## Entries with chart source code

[BEGIN]

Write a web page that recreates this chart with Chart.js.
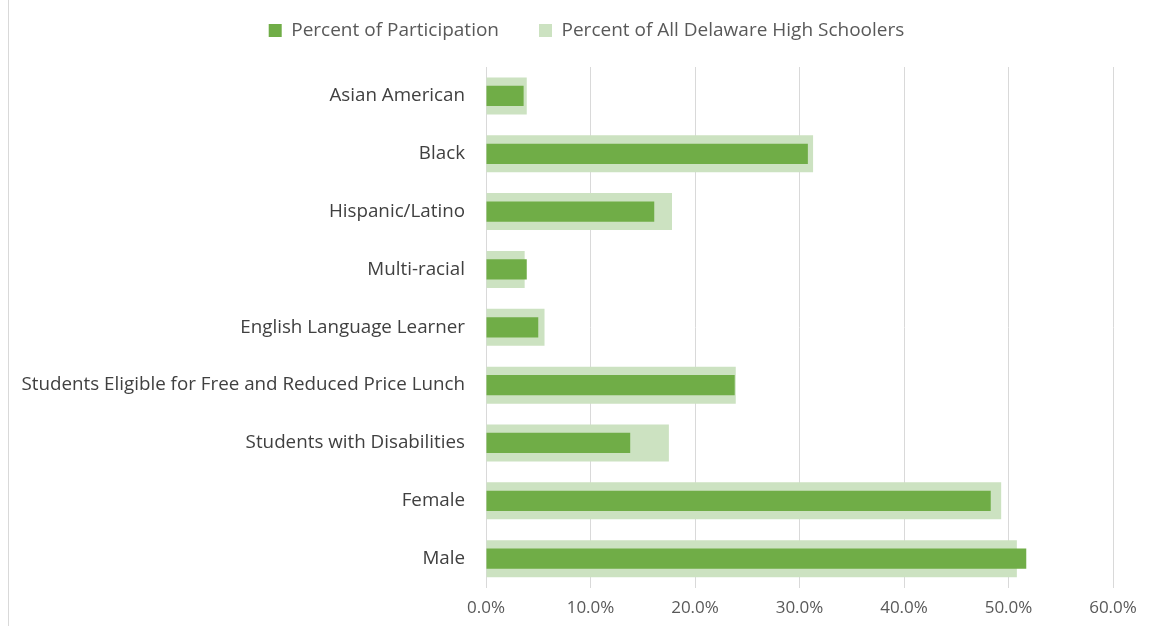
<!DOCTYPE html>
<html>
<head>
<meta charset="utf-8">
<script src="https://cdn.jsdelivr.net/npm/chart.js@4"></script>
<style>
  html, body { margin: 0; padding: 0; background: #fff; }
  #wrap { position: relative; width: 1155px; height: 626px; }
  #wrap::before { content: ""; position: absolute; left: 8px; top: 0; bottom: 0; border-left: 1px solid #d9d9d9; }
</style>
</head>
<body>
<div id="wrap"><canvas id="myChart" width="1155" height="626"></canvas></div>
<script>
const grupos = [
    "Asian American",
    "Black",
    "Hispanic/Latino",
    "Multi-racial",
    "English Language Learner",
    "Students Eligible for Free and Reduced Price Lunch",
    "Students with Disabilities",
    "Female",
    "Male"
];

const participacion = [3.6, 30.8, 16.1, 3.9, 5.0, 23.8, 13.8, 48.3, 51.7];
const todosDelaware = [3.9, 31.3, 17.8, 3.7, 5.6, 23.9, 17.5, 49.3, 50.8];

const ticksX = [0, 10, 20, 30, 40, 50, 60];

const ctx = document.getElementById("myChart").getContext("2d");
Chart.defaults.font.family = "'Open Sans', sans-serif";
Chart.defaults.color = "#595959";

// la leyenda usa padding grande para separar los items; fijamos su alto
// a mano y la corremos un poco a la derecha
const ajusteLeyenda = {
    id: "ajusteLeyenda",
    beforeInit(chart) {
        const fit = chart.legend.fit;
        chart.legend.fit = function () {
            fit.bind(chart.legend)();
            this.height = 86;
        };
    },
    afterLayout(chart) {
        chart.legend.left += 30;
        chart.legend.right += 30;
    },
};

const myChart = new Chart(ctx, {
    type: "bar",
    data: {
        labels: grupos,
        datasets: [
            {
                label: "Percent of Participation",
                data: participacion,
                backgroundColor: "#70ad47",
                grouped: false,
                categoryPercentage: 1,
                barPercentage: 0.35,
            },
            {
                label: "Percent of All Delaware High Schoolers",
                data: todosDelaware,
                backgroundColor: "#cce2c1",
                grouped: false,
                categoryPercentage: 1,
                barPercentage: 0.64,
            },
        ],
    },
    options: {
        indexAxis: "y",
        responsive: false,
        animation: false,
        layout: {
            padding: { left: 0, right: 42, top: -19, bottom: -2 },
        },
        plugins: {
            legend: {
                position: "top",
                labels: {
                    boxWidth: 13,
                    boxHeight: 13,
                    padding: 40,
                    font: { size: 19 },
                    color: "#595959",
                },
            },
            tooltip: { enabled: false },
        },
        scales: {
            x: {
                min: 0,
                max: 60,
                afterBuildTicks: (scale) => {
                    scale.ticks = ticksX.map((v) => ({ value: v }));
                },
                ticks: {
                    callback: (v) => v.toFixed(1) + "%",
                    font: { size: 17 },
                    color: "#595959",
                    padding: 10,
                },
                grid: { color: "#d9d9d9", drawTicks: false },
                border: { display: false },
            },
            y: {
                afterFit: (scale) => {
                    scale.width = 486;
                },
                ticks: {
                    font: { size: 18.8 },
                    color: "#404040",
                    padding: 13,
                },
                grid: { display: false },
                border: { display: true, color: "#d9d9d9" },
            },
        },
    },
    plugins: [ajusteLeyenda],
});
</script>
</body>
</html>
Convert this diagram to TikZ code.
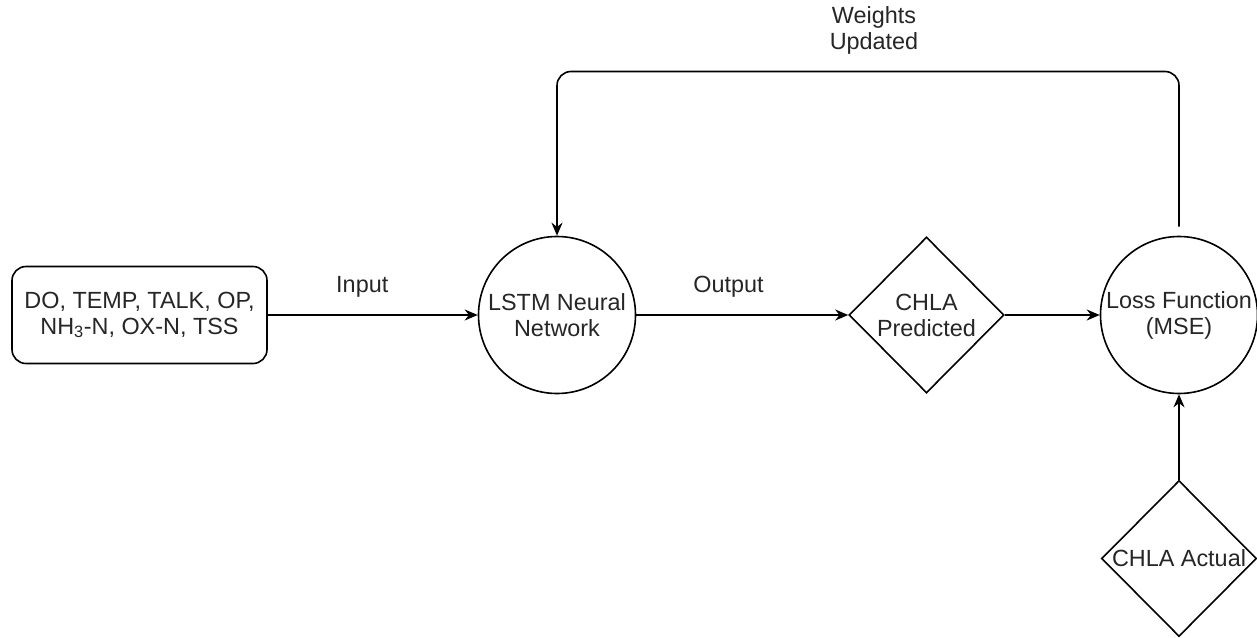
\documentclass[tikz,border=0pt]{standalone}
\usepackage{fontspec}
\setmainfont{Liberation Sans}
\usetikzlibrary{shapes.geometric,arrows.meta}
\begin{document}
\begin{tikzpicture}[x=1pt,y=-1pt,
  every node/.style={font=\fontsize{23.4}{26}\selectfont, text=black!85, align=center},
  shapeline/.style={draw=black, line width=1.6pt, fill=white, inner sep=0pt},
  databox/.style={shapeline, rectangle, rounded corners=14pt, minimum width=255pt, minimum height=97pt},
  procircle/.style={shapeline, circle, minimum size=157pt},
  valdiamond/.style={shapeline, diamond, minimum width=155pt, minimum height=156pt},
  conn/.style={draw=black, line width=1.6pt, -{Stealth[length=13pt,width=11pt]}},
  edgelabel/.style={inner sep=0pt}]
  % canvas
  \useasboundingbox (0,0) rectangle (1257,637);

  % nodes
  \node[databox] (inp) at (139.5,315) {DO, TEMP, TALK, OP,\\NH\textsubscript{3}-N, OX-N, TSS};
  \node[procircle] (lstm) at (557,315) {LSTM Neural\\Network};
  \node[valdiamond] (pred) at (926.5,315) {CHLA\\Predicted};
  \node[procircle] (loss) at (1179,315) {Loss Function\\(MSE)};
  \node[valdiamond] (act) at (1179,558.5) {CHLA Actual};

  % feedback route height
  \coordinate (fb) at (0,71.5);

  % connectors
  \draw[conn] (inp.east) -- (lstm.west)
    node[edgelabel, pos=0.45, yshift=28pt] {Input};
  \draw[conn] (lstm.east) -- (pred.west)
    node[edgelabel, pos=0.435, yshift=28pt] {Output};
  \draw[conn] (pred.east) -- (loss.west);
  \draw[conn] (act.north) -- (loss.south);
  \draw[conn, shorten <=9pt, rounded corners=14pt]
    (loss.north) -- (loss.north |- fb) -- (lstm.north |- fb) -- (lstm.north);
  \node[edgelabel] (wlabel) at (874,30) {Weights\\Updated};
\end{tikzpicture}
\end{document}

[END]

Print all of the entries word for word. Omit the pictures they contain.

Write a web page that recreates this chart with Chart.js.
<!DOCTYPE html>
<html>
<head>
<meta charset="utf-8">
<script src="https://cdn.jsdelivr.net/npm/chart.js@4"></script>
<style>
  html, body { margin: 0; padding: 0; background: #fff; }
  #wrap { position: relative; width: 1155px; height: 626px; }
  #wrap::before { content: ""; position: absolute; left: 8px; top: 0; bottom: 0; border-left: 1px solid #d9d9d9; }
</style>
</head>
<body>
<div id="wrap"><canvas id="myChart" width="1155" height="626"></canvas></div>
<script>
const grupos = [
    "Asian American",
    "Black",
    "Hispanic/Latino",
    "Multi-racial",
    "English Language Learner",
    "Students Eligible for Free and Reduced Price Lunch",
    "Students with Disabilities",
    "Female",
    "Male"
];

const participacion = [3.6, 30.8, 16.1, 3.9, 5.0, 23.8, 13.8, 48.3, 51.7];
const todosDelaware = [3.9, 31.3, 17.8, 3.7, 5.6, 23.9, 17.5, 49.3, 50.8];

const ticksX = [0, 10, 20, 30, 40, 50, 60];

const ctx = document.getElementById("myChart").getContext("2d");
Chart.defaults.font.family = "'Open Sans', sans-serif";
Chart.defaults.color = "#595959";

// la leyenda usa padding grande para separar los items; fijamos su alto
// a mano y la corremos un poco a la derecha
const ajusteLeyenda = {
    id: "ajusteLeyenda",
    beforeInit(chart) {
        const fit = chart.legend.fit;
        chart.legend.fit = function () {
            fit.bind(chart.legend)();
            this.height = 86;
        };
    },
    afterLayout(chart) {
        chart.legend.left += 30;
        chart.legend.right += 30;
    },
};

const myChart = new Chart(ctx, {
    type: "bar",
    data: {
        labels: grupos,
        datasets: [
            {
                label: "Percent of Participation",
                data: participacion,
                backgroundColor: "#70ad47",
                grouped: false,
                categoryPercentage: 1,
                barPercentage: 0.35,
            },
            {
                label: "Percent of All Delaware High Schoolers",
                data: todosDelaware,
                backgroundColor: "#cce2c1",
                grouped: false,
                categoryPercentage: 1,
                barPercentage: 0.64,
            },
        ],
    },
    options: {
        indexAxis: "y",
        responsive: false,
        animation: false,
        layout: {
            padding: { left: 0, right: 42, top: -19, bottom: -2 },
        },
        plugins: {
            legend: {
                position: "top",
                labels: {
                    boxWidth: 13,
                    boxHeight: 13,
                    padding: 40,
                    font: { size: 19 },
                    color: "#595959",
                },
            },
            tooltip: { enabled: false },
        },
        scales: {
            x: {
                min: 0,
                max: 60,
                afterBuildTicks: (scale) => {
                    scale.ticks = ticksX.map((v) => ({ value: v }));
                },
                ticks: {
                    callback: (v) => v.toFixed(1) + "%",
                    font: { size: 17 },
                    color: "#595959",
                    padding: 10,
                },
                grid: { color: "#d9d9d9", drawTicks: false },
                border: { display: false },
            },
            y: {
                afterFit: (scale) => {
                    scale.width = 486;
                },
                ticks: {
                    font: { size: 18.8 },
                    color: "#404040",
                    padding: 13,
                },
                grid: { display: false },
                border: { display: true, color: "#d9d9d9" },
            },
        },
    },
    plugins: [ajusteLeyenda],
});
</script>
</body>
</html>
Convert this diagram to TikZ code.
\documentclass[tikz,border=0pt]{standalone}
\usepackage{fontspec}
\setmainfont{Liberation Sans}
\usetikzlibrary{shapes.geometric,arrows.meta}
\begin{document}
\begin{tikzpicture}[x=1pt,y=-1pt,
  every node/.style={font=\fontsize{23.4}{26}\selectfont, text=black!85, align=center},
  shapeline/.style={draw=black, line width=1.6pt, fill=white, inner sep=0pt},
  databox/.style={shapeline, rectangle, rounded corners=14pt, minimum width=255pt, minimum height=97pt},
  procircle/.style={shapeline, circle, minimum size=157pt},
  valdiamond/.style={shapeline, diamond, minimum width=155pt, minimum height=156pt},
  conn/.style={draw=black, line width=1.6pt, -{Stealth[length=13pt,width=11pt]}},
  edgelabel/.style={inner sep=0pt}]
  % canvas
  \useasboundingbox (0,0) rectangle (1257,637);

  % nodes
  \node[databox] (inp) at (139.5,315) {DO, TEMP, TALK, OP,\\NH\textsubscript{3}-N, OX-N, TSS};
  \node[procircle] (lstm) at (557,315) {LSTM Neural\\Network};
  \node[valdiamond] (pred) at (926.5,315) {CHLA\\Predicted};
  \node[procircle] (loss) at (1179,315) {Loss Function\\(MSE)};
  \node[valdiamond] (act) at (1179,558.5) {CHLA Actual};

  % feedback route height
  \coordinate (fb) at (0,71.5);

  % connectors
  \draw[conn] (inp.east) -- (lstm.west)
    node[edgelabel, pos=0.45, yshift=28pt] {Input};
  \draw[conn] (lstm.east) -- (pred.west)
    node[edgelabel, pos=0.435, yshift=28pt] {Output};
  \draw[conn] (pred.east) -- (loss.west);
  \draw[conn] (act.north) -- (loss.south);
  \draw[conn, shorten <=9pt, rounded corners=14pt]
    (loss.north) -- (loss.north |- fb) -- (lstm.north |- fb) -- (lstm.north);
  \node[edgelabel] (wlabel) at (874,30) {Weights\\Updated};
\end{tikzpicture}
\end{document}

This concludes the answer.